The insurance company has paid a high rate of commission to the agent in selling the policy to you. The commission and other marketing expenses take up about 24 months of your premium (for most cases). This money has been spent and is taken away from your savings.
The company has also incurred cost in providing the life insurance cover to you under the policy. This cost is relatively small. The company has also taken away some of your premiums as a profit margin for their shareholders.
After deducting the charges, the balance of the premium that is invested is quite small in the initial years.
For a company with high expenses, it usually takes more than ten years for the policy to reach its break-even point, i.e. the cash value is more than the premiums paid. If the expenses are low, the break-even point may be reached before ten years.
2. I have an existing life insurance policy. It provides a poor return on my premiums. Should I continue to keep this policy?
You should as the insurance company to quote the following figures for you:
cash value, if you surrender the policy now
cash value, if you surrender the policy in 5 years time
premium payable for the next 5 years
You can compute the yield for the next five years. If the yield is more than 3%, it is better to keep the policy, as you enjoy the life insurance cover and still get a modest yield. You can get a fairly satisfactory yield, as you have already incurred the high charges during the earlier years of the policy.
If it is less than 3%, you can consider terminating the policy. You can take up a term insurance policy and invest the difference in premium in a low cost investment fund.
3. Should I continue with my investment-linked policy? Does it give good value?
You have to study the charges under the investment-linked policy. Some of the charges are:
the spread taken from each premium that is invested
the expense ratio taken from the fund
additional administrative fee charged on the policy
mortality charges
distribution cost
The distribution cost is usually hidden from the policyholder. It is the difference between the premium that you pay and the amount that is invested for you. This difference is used to pay commission to the agent and marketing expenses. It is usually taken from your policy during the initial years. After this initial period, here is no more distribution cost.
You have to compare these charges with the charges for similar plans in the market. Usually, if the distribution cost has already been fully deducted, it is better for you to keep the investment-linked policy.

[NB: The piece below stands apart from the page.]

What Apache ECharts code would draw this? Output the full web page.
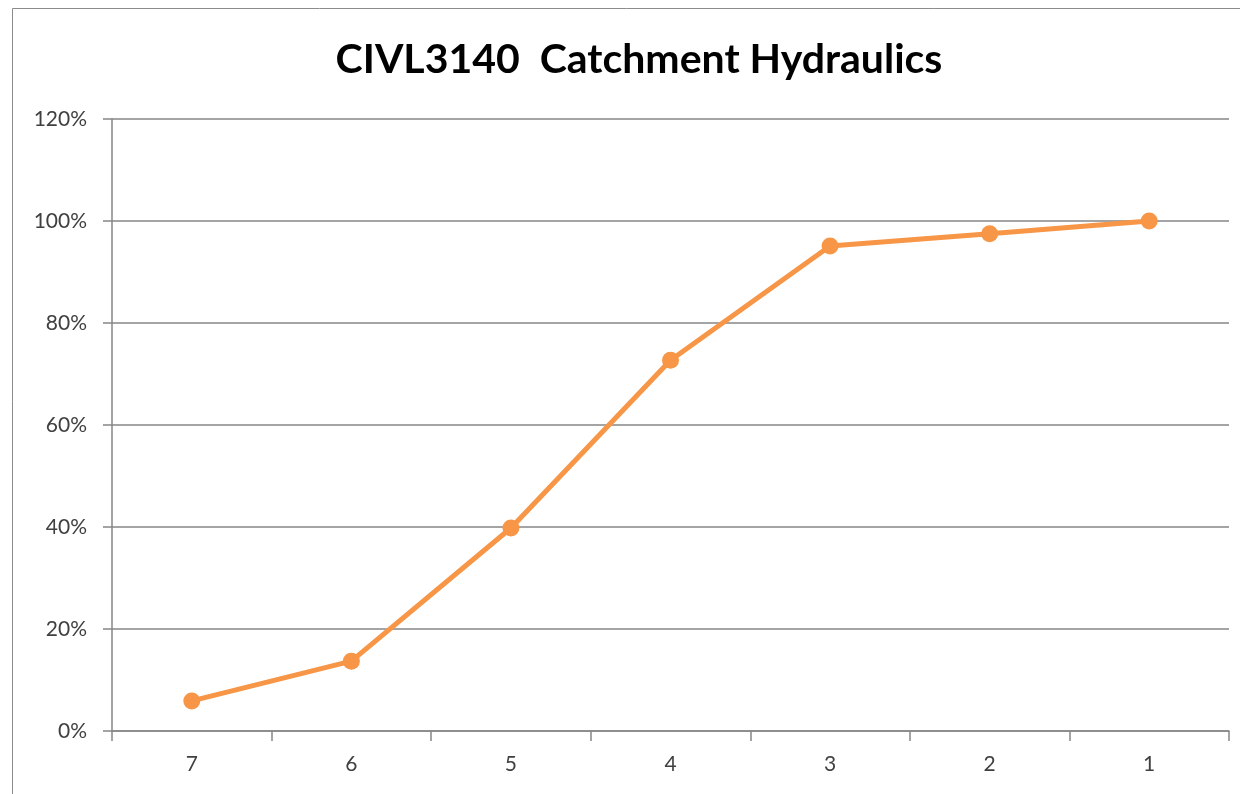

4. I have retired from work. I find it a burden to continue paying the premium under my life insurance policy. Some policies require me to pay premiums for my entire life. What should I do?

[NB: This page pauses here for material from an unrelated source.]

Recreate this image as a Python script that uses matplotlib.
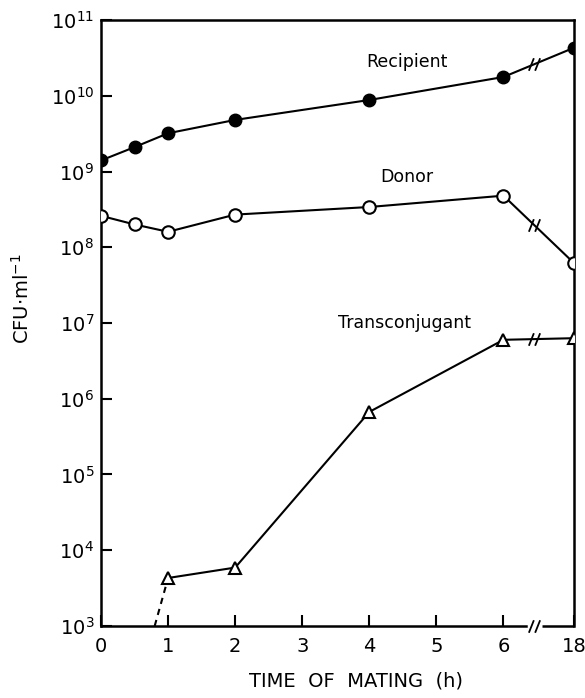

You have the following options for these policies:
· continue to pay the premium using your past savings
· stop paying premium, and enjoy a lower coverage under the paid-up policy
· terminate the policy and receive its cash value
If you have sufficient savings, you can study the yield over the next five years, to decide if you should continue the policy. You can adopt the approach mentioned in paragraph 1 above.
If you do not have past savings, you have to consider the paid-up policy or to cancel the policy entirely for its cash value.